If you are going to have a successful startup company, you obviously need to understand what it takes to be a good leader. Being a good leader can come naturally to some people, but more often than not, it is a learned skill and one that a leader needs to keep sharpening and crafting to be effective.
Every employee may not respond in the same way to your leadership, and continual watchfulness for how to manage a valued employee who needs something different is advisable. You don't need to be the leader that everyone likes, but you can be the one that makes the company (and the people working for the company), successful.
Not only do you need to know how to lead well, but you need to be able to communicate how to be a good leader to those you select to have leadership roles in your company, such as sales managers, VP's, and other managerial positions. Lets take a quick look at what traits you want to promote and cultivate on your leadership team.
Lead from the front
This sounds a bit cliche, but what does it mean? This means that the attitude a leader has will be one that will be emulated by the employees. We have all seen the overweight P.E. teacher in high school....remember how ineffective that one was? A lot of leadership is that of setting an example of what you want and need from your employees. When you are leading and managing people, they want to see that you display integrity, hard work, honesty, and optimism when you walk in the door, and when they see you outside of the office. You will want to set the tone for your business by letting your employees see you working hard. The expectation for an employee to do the heavy lifting in your business or more than the leader is willing to perform, just doesn't happen. It is your business, after all.
Willing to do any task
Obviously, if you are an MBA from Harvard, and you are running the companies' finances while you get a CFO appointed, your time would not be well spend sweeping the parking lot or emptying garbage cans all day. Your employees need to see that you don't consider yourself above doing mundane work that some might deem should only be delegated. At the same time, you need to be able to do any task once in a while.

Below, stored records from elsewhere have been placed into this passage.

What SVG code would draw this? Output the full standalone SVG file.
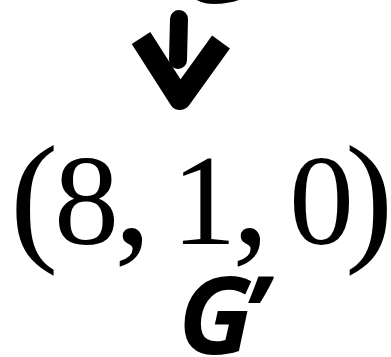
<svg xmlns="http://www.w3.org/2000/svg" width="391" height="357" viewBox="0 0 391 357">
<style>
.lbl{font-family:"Open Sans","Noto Sans",sans-serif;font-weight:700;font-style:italic;font-size:108px;fill:#000}
.math{font-family:"Liberation Serif","Times New Roman",serif;fill:#000}
.brush{fill:none;stroke:#000;stroke-linejoin:round}
</style>
<rect width="391" height="357" fill="#fff"/>
<g id="node-G">
<text class="lbl" x="178" y="3">G</text>
</g>
<g id="connectors">
<path class="brush" d="M179,19 L178,60" stroke-width="18" stroke-linecap="round"/>
<polyline class="brush" points="141,38 180,99 221,42" stroke-width="22" stroke-linecap="butt"/>
</g>
<g id="node-tuple" class="math">
<text x="10" y="245" font-size="145">(</text>
<text x="86.5" y="243.5" font-size="130" text-anchor="middle">8</text>
<text x="114" y="244" font-size="150">,</text>
<text x="204" y="243.5" font-size="130" text-anchor="middle">1</text>
<text x="232" y="244" font-size="150">,</text>
<text x="321.5" y="243.5" font-size="130" text-anchor="middle">0</text>
<text x="345" y="245" font-size="145">)</text>
</g>
<g id="node-Gprime">
<text class="lbl" x="178" y="354">G<tspan dx="-10">’</tspan></text>
</g>
</svg>
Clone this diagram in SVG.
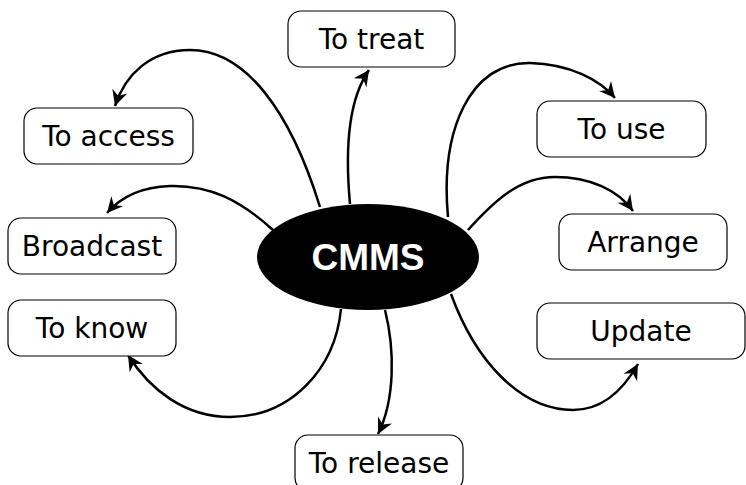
<svg xmlns="http://www.w3.org/2000/svg" width="746" height="485" viewBox="0 0 746 485">
<defs>
<style>
.box{fill:#fff;stroke:#000;stroke-width:1.2}
.lbl{font-family:"DejaVu Sans",sans-serif;font-size:28px;fill:#000;text-anchor:middle}
.con{fill:none;stroke:#000;stroke-width:2.5;marker-end:url(#ah)}
</style>
<marker id="ah" markerUnits="userSpaceOnUse" markerWidth="20" markerHeight="20" viewBox="-16 -9 18 18" refX="0" refY="0" orient="auto">
<path d="M-14,-7 L0,0 L-14,7 L-9.5,0 z" fill="#000"/>
</marker>
</defs>
<rect width="746" height="485" fill="#fff"/>
<g id="connectors">
<path class="con" d="M320,207 C290,110 245,50 190,50 C150,50 125,75 115,106"/>
<path class="con" d="M273,230 C240,200 210,185 170,186 C140,187 120,198 107,213"/>
<path class="con" d="M341,309 C335,370 290,417 230,417 C185,417 150,390 128,355"/>
<path class="con" d="M385,310 C395,350 395,400 378,434"/>
<path class="con" d="M350,204 C345,150 348,100 369,70"/>
<path class="con" d="M448,217 C440,130 470,62 530,63 C570,64 600,80 615,98"/>
<path class="con" d="M468,230 C495,200 520,177 555,177 C590,177 618,190 633,211"/>
<path class="con" d="M451,294 C475,360 520,410 573,410 C600,410 622,392 638,364"/>
</g>
<g id="cmms">
<ellipse cx="368" cy="257" rx="111" ry="53" fill="#000"/>
<text x="368" y="270" font-family="'Liberation Sans',Arial,sans-serif" font-weight="bold" font-size="37" fill="#fff" text-anchor="middle">CMMS</text>
</g>
<g id="to-treat"><rect class="box" x="288" y="11" width="167" height="56" rx="13"/><text class="lbl" x="371.5" y="49">To treat</text></g>
<g id="to-access"><rect class="box" x="24" y="108" width="169" height="56" rx="13"/><text class="lbl" x="108.5" y="146">To access</text></g>
<g id="to-use"><rect class="box" x="537" y="101" width="169" height="56" rx="13"/><text class="lbl" x="621.5" y="139">To use</text></g>
<g id="broadcast"><rect class="box" x="8" y="218" width="168" height="56" rx="13"/><text class="lbl" x="92" y="256">Broadcast</text></g>
<g id="arrange"><rect class="box" x="559" y="214" width="168" height="56" rx="13"/><text class="lbl" x="643" y="252">Arrange</text></g>
<g id="to-know"><rect class="box" x="8" y="300" width="168" height="56" rx="13"/><text class="lbl" x="92" y="338">To know</text></g>
<g id="update"><rect class="box" x="537" y="303" width="208" height="56" rx="13"/><text class="lbl" x="641" y="341">Update</text></g>
<g id="to-release"><rect class="box" x="295" y="435" width="168" height="56" rx="13"/><text class="lbl" x="379" y="473">To release</text></g>
</svg>
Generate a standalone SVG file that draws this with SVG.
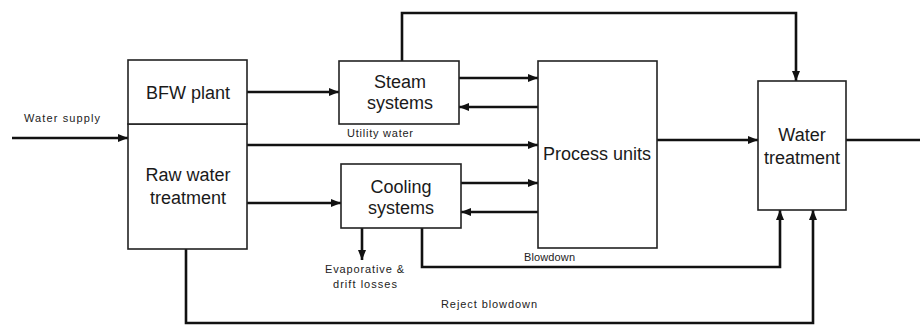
<svg xmlns="http://www.w3.org/2000/svg" width="920" height="327" viewBox="0 0 920 327">
<defs>
<marker id="ah" markerUnits="userSpaceOnUse" markerWidth="10" markerHeight="10" viewBox="0 0 10 10" refX="10" refY="5" orient="auto">
<path d="M0,1 L10,5 L0,9 Z" fill="#111"/>
</marker>
<style>
.box{fill:#fff;stroke:#222;stroke-width:1.6}
.lbl{font-family:"Liberation Sans",Arial,sans-serif;font-size:18px;fill:#1a1a1a;text-anchor:middle}
.sm{font-family:"Liberation Sans",Arial,sans-serif;font-size:11px;fill:#222}
.c{fill:none;stroke:#111;stroke-width:2.6}
.a{marker-end:url(#ah)}
</style>
</defs>
<rect width="920" height="327" fill="#fff"/>
<g id="connectors">
<path class="c a" d="M12,138 H128"/>
<path class="c a" d="M247,92 H339"/>
<path class="c a" d="M247,145 H538"/>
<path class="c a" d="M247,203 H341"/>
<path class="c a" d="M459,78 H538"/>
<path class="c a" d="M538,107 H459"/>
<path class="c a" d="M461,183 H538"/>
<path class="c a" d="M538,212 H461"/>
<path class="c a" d="M402,61 V13 H796 V81"/>
<path class="c a" d="M657,140 H758"/>
<path class="c" d="M846,140 H920"/>
<path class="c a" d="M362,228 V260"/>
<path class="c a" d="M422,228 V267 H780 V210"/>
<path class="c a" d="M186,249 V323 H813 V210"/>
</g>
<g id="raw-water-treatment">
<rect class="box" x="128" y="124" width="119" height="125"/>
<text class="lbl" x="188" y="181">Raw water</text>
<text class="lbl" x="188" y="204">treatment</text>
</g>
<g id="bfw-plant">
<rect class="box" x="128" y="60" width="119" height="64"/>
<text class="lbl" x="188" y="99">BFW plant</text>
</g>
<g id="steam-systems">
<rect class="box" x="339" y="61" width="120" height="63"/>
<text class="lbl" x="400" y="88">Steam</text>
<text class="lbl" x="400" y="109">systems</text>
</g>
<g id="cooling-systems">
<rect class="box" x="341" y="164" width="120" height="64"/>
<text class="lbl" x="401" y="193">Cooling</text>
<text class="lbl" x="401" y="214">systems</text>
</g>
<g id="process-units">
<rect class="box" x="538" y="61" width="119" height="187"/>
<text class="lbl" x="597" y="160">Process units</text>
</g>
<g id="water-treatment">
<rect class="box" x="758" y="81" width="88" height="129"/>
<text class="lbl" x="802" y="141">Water</text>
<text class="lbl" x="802" y="164">treatment</text>
</g>
<g id="labels">
<text class="sm" x="24" y="122" textLength="76">Water supply</text>
<text class="sm" x="347" y="137" textLength="66">Utility water</text>
<text class="sm" x="325" y="273" textLength="79">Evaporative &amp;</text>
<text class="sm" x="333" y="288" textLength="64">drift losses</text>
<text class="sm" x="524" y="261" textLength="51">Blowdown</text>
<text class="sm" x="441" y="308" textLength="96">Reject blowdown</text>
</g>
</svg>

Maybe you should consider sitting down with a new sales employee and giving them some personal tips on how to be successful with their new clients. This type of coaching can show your entire company that you are willing to do what it takes to be a team builder and that growing fine sales (or whatever position) isn't calculated by you as a dirty job. Deliberate actions such as these have immense benefits when it comes to morale.
Respect everyone's time
The last thing that I like to stress is that a good leader will respect their own time and everyone else on the team. A good leader will work on time management skills so that the people in their office will do the same and respect each others time. When a leader can manage their own time well and make sure that every minute has value, then the employees in their care will also start to see that this leader values them and shows it by being considerate of their time.
Personally developing and acquiring leadership mastery can inspire all employees to be better workers, but most importantly, you will cultivate other leaders in your company.